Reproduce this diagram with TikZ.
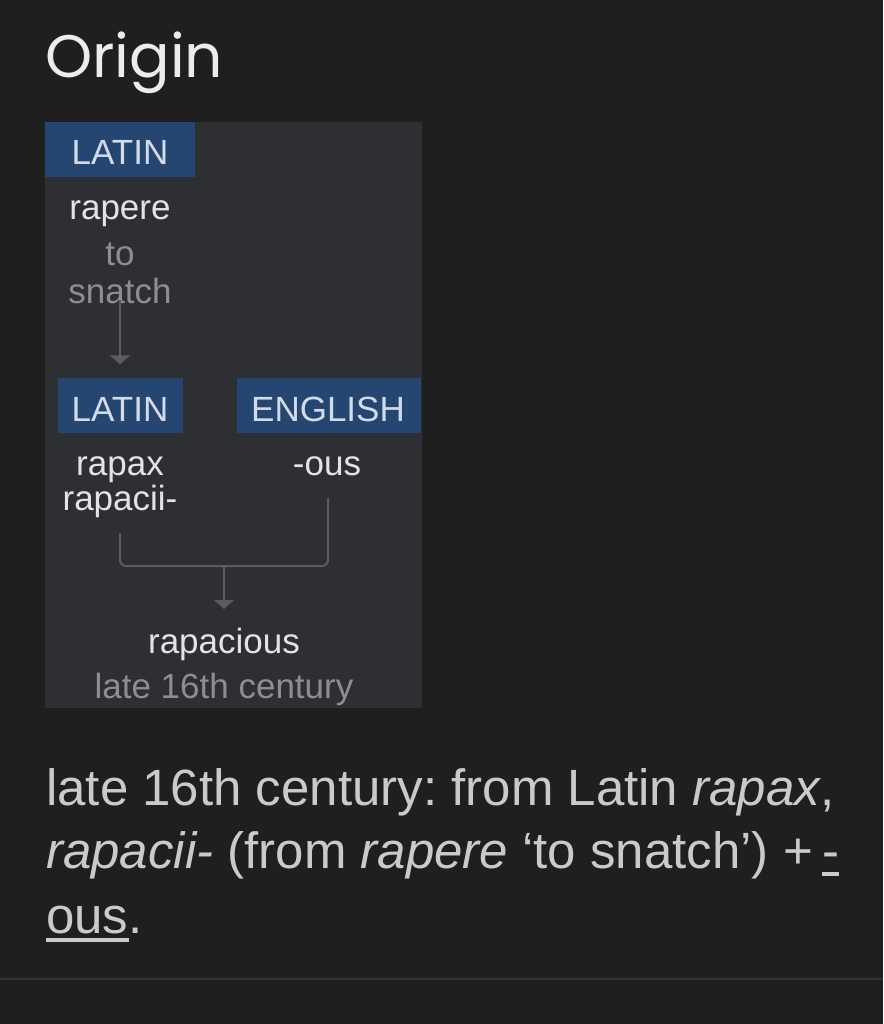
\documentclass[tikz,border=0pt]{standalone}
\usepackage{fontspec}
\setmainfont{Liberation Sans}
\newfontfamily\titlefont{Poppins}
\usetikzlibrary{arrows.meta}
\definecolor{bg}{HTML}{1F1F1F}
\definecolor{panelc}{HTML}{2E2F33}
\definecolor{tagc}{HTML}{264672}
\definecolor{tagtext}{HTML}{D3DAEA}
\definecolor{wordc}{HTML}{E2E3E6}
\definecolor{glossc}{HTML}{8C8E94}
\definecolor{connc}{HTML}{5A5C61}
\definecolor{parac}{HTML}{C9CACD}
\definecolor{rulec}{HTML}{323334}
\definecolor{titlec}{HTML}{ECECEC}
\frenchspacing
\begin{document}
\begin{tikzpicture}[x=1pt,y=-1pt,
  tagbox/.style={fill=tagc, inner sep=0pt, minimum height=55pt},
  tagtxt/.style={text=tagtext, inner sep=0pt, anchor=base, font=\fontsize{35}{37}\selectfont},
  wordtxt/.style={text=wordc, inner sep=0pt, anchor=base, font=\fontsize{35}{37}\selectfont},
  glosstxt/.style={text=glossc, inner sep=0pt, anchor=base, font=\fontsize{35}{37}\selectfont},
  conn/.style={draw=connc, line width=2pt},
  arr/.style={conn, -{Triangle[width=20pt,length=9pt]}},
  paratxt/.style={text=parac, inner sep=0pt, anchor=base west, font=\fontsize{51}{63}\selectfont},
  ulin/.style={draw=parac, line width=3.5pt}]
\fill[bg] (0,0) rectangle (883,1024);
\useasboundingbox (0,0) rectangle (883,1024);

% title
\node[text=titlec, inner sep=0pt, anchor=base west, font=\titlefont\fontsize{60}{62}\selectfont] (title) at (45,78) {Origin};

% panel
\node[fill=panelc, inner sep=0pt, minimum width=377pt, minimum height=586pt, anchor=north west] (panel) at (45,122) {};

% tags
\node[tagbox, minimum width=150pt] (latin1) at (120,149.5) {};
\node[tagtxt] (latin1t) at (120,165) {LATIN};
\node[tagbox, minimum width=125pt] (latin2) at (120,405) {};
\node[tagtxt] (latin2t) at (120,421) {LATIN};
\node[tagbox, minimum width=184pt] (english) at (329,405) {};
\node[tagtxt] (englisht) at (328,421) {ENGLISH};

% words
\node[wordtxt] (rapere) at (120,219) {rapere};
\node[glosstxt] (to) at (120,265) {to};
\node[glosstxt] (snatch) at (120,303) {snatch};
\node[wordtxt] (rapax) at (120,475) {rapax};
\node[wordtxt] (rapacii) at (120,510) {rapacii-};
\node[wordtxt] (ous) at (327,475) {-ous};
\node[wordtxt] (rapacious) at (224,653) {rapacious};
\node[glosstxt] (late) at (224,698) {late 16th century};

% connectors
\coordinate (a1) at (120,300);
\draw[arr] (a1) -- ([yshift=13pt]latin2.north);
\coordinate (bl) at (120,533);
\coordinate (br) at (328,498);
\coordinate (bj) at (224,566);
\coordinate (t2) at (224,609);
\draw[conn, rounded corners=6pt] (bl) |- (bj) -| (br);
\draw[arr] (bj) -- (t2);

% paragraph
\node[paratxt] (p1) at (46,805) {late 16th century: from Latin \textit{rapax},};
\node[paratxt] (p2) at (46,868) {\textit{rapacii-} (from \textit{rapere} ‘to snatch’) +};
\node[paratxt, xshift=9pt] (hy) at (p2.base east) {-};
\node[paratxt] (pous) at (46,933) {ous};
\node[paratxt] (pdot) at (pous.base east) {.};
\draw[ulin] ([yshift=-6pt]hy.base west) -- ([yshift=-6pt]hy.base east);
\draw[ulin] ([yshift=-7pt]pous.base west) -- ([yshift=-7pt]pous.base east);

% divider
\draw[draw=rulec, line width=2pt] (0,979) -- (883,979);
\end{tikzpicture}
\end{document}
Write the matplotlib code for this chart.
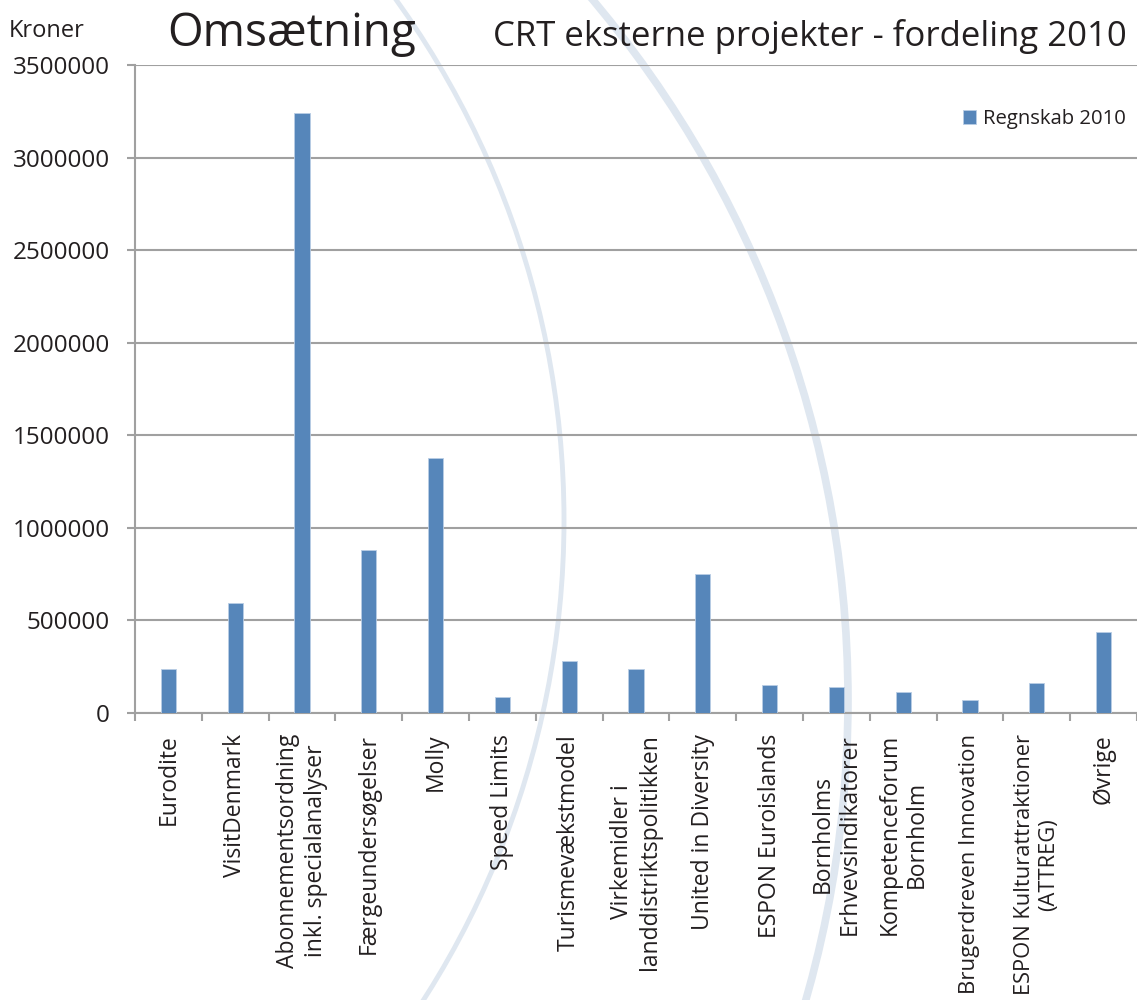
import numpy as np
import matplotlib
matplotlib.use("Agg")
import matplotlib.pyplot as plt
from matplotlib.patches import Circle

plt.rcParams['font.family'] = ['Open Sans', 'DejaVu Sans']

# Data
categories = [
    "Eurodite",
    "VisitDenmark",
    "Abonnementsordning\ninkl. specialanalyser",
    "Færgeundersøgelser",
    "Molly",
    "Speed Limits",
    "Turismevækstmodel",
    "Virkemidler i\nlanddistriktspolitikken",
    "United in Diversity",
    "ESPON Euroislands",
    "Bornholms\nErhvevsindikatorer",
    "Kompetenceforum\nBornholm",
    "Brugerdreven Innovation",
    "ESPON Kulturattraktioner\n(ATTREG)",
    "Øvrige",
]
regnskab_2010 = [240000, 593000, 3243000, 878000, 1380000, 87000, 280000,
                 236000, 749000, 149000, 138000, 115000, 71000, 162000, 435000]
y_ticks = [0, 500000, 1000000, 1500000, 2000000, 2500000, 3000000, 3500000]
series_name = "Regnskab 2010"

BAR_COLOR = "#5686BA"
GRID_COLOR = "#a0a0a0"
TEXT_COLOR = "#231f20"
ARC_COLOR = "#dfe7f0"

W, H = 1137, 1000
fig = plt.figure(figsize=(W / 100, H / 100), dpi=100)

# decorative background arcs (pixel coordinates)
bg = fig.add_axes([0, 0, 1, 1], zorder=0)
bg.set_xlim(0, W)
bg.set_ylim(H, 0)
bg.axis("off")
bg.add_patch(Circle((-326, 520), 890, fill=False, lw=3.5, ec=ARC_COLOR))
bg.add_patch(Circle((-240, 700), 1088, fill=False, lw=5.5, ec=ARC_COLOR))

# main chart
left, right, top, bottom = 135, 1137, 65, 713
ax = fig.add_axes([left / W, 1 - bottom / H, (right - left) / W, (bottom - top) / H], zorder=1)
ax.patch.set_alpha(0)

x = np.arange(len(categories))
ax.bar(x, regnskab_2010, width=0.23, color=BAR_COLOR, edgecolor="#b9cde5",
       linewidth=0.6, zorder=3, label=series_name)

ax.set_xlim(-0.5, len(categories) - 0.5)
ax.set_ylim(0, 3500000)
ax.set_yticks(y_ticks)
ax.set_yticklabels([str(v) for v in y_ticks])
ax.yaxis.grid(True, color=GRID_COLOR, lw=1.5)
ax.set_axisbelow(True)

ax.set_xticks(np.arange(-0.5, len(categories), 1))
ax.set_xticklabels([])
ax.set_xticks(x, minor=True)
ax.set_xticklabels(categories, minor=True, rotation=90, fontsize=16.5,
                   color=TEXT_COLOR, ha="center", va="top", multialignment="center")

ax.tick_params(axis="y", length=6, width=1.5, color=GRID_COLOR, labelsize=17.5,
               labelcolor=TEXT_COLOR, pad=12)
ax.tick_params(axis="x", which="major", length=6, width=1.5, color=GRID_COLOR)
ax.tick_params(axis="x", which="minor", length=0, pad=15)

for s in ["top", "right"]:
    ax.spines[s].set_visible(False)
for s in ["left", "bottom"]:
    ax.spines[s].set_color(GRID_COLOR)
    ax.spines[s].set_linewidth(1.5)

leg = ax.legend(loc="upper right", bbox_to_anchor=(1126 / W, 1 - 109 / H),
                bbox_transform=fig.transFigure, frameon=False, fontsize=14.6,
                handlelength=0.65, handleheight=0.65, handletextpad=0.35,
                borderaxespad=0, borderpad=0)
for t in leg.get_texts():
    t.set_color(TEXT_COLOR)

# titles
fig.text(9 / W, 1 - 37 / H, "Kroner", fontsize=17, color=TEXT_COLOR, va="baseline")
fig.text(167 / W, 1 - 46 / H, "Omsætning", fontsize=33, color=TEXT_COLOR, va="baseline")
fig.text(1127 / W, 1 - 46 / H, "CRT eksterne projekter - fordeling 2010", fontsize=25,
         color=TEXT_COLOR, va="baseline", ha="right")

# shrink the longest category labels just enough to stay inside the figure
fig.canvas.draw()
renderer = fig.canvas.get_renderer()
for lbl in ax.get_xticklabels(minor=True):
    while lbl.get_window_extent(renderer).y0 < 2 and lbl.get_fontsize() > 10:
        lbl.set_fontsize(lbl.get_fontsize() - 0.25)

fig.savefig("out.png", dpi=100)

------------

• _Task details_
Copy each line of the listing that contains the string "matplotlib".

• _Response_
Write the matplotlib code for this chart.
import matplotlib
matplotlib.use("Agg")
import matplotlib.pyplot as plt
from matplotlib.patches import Circle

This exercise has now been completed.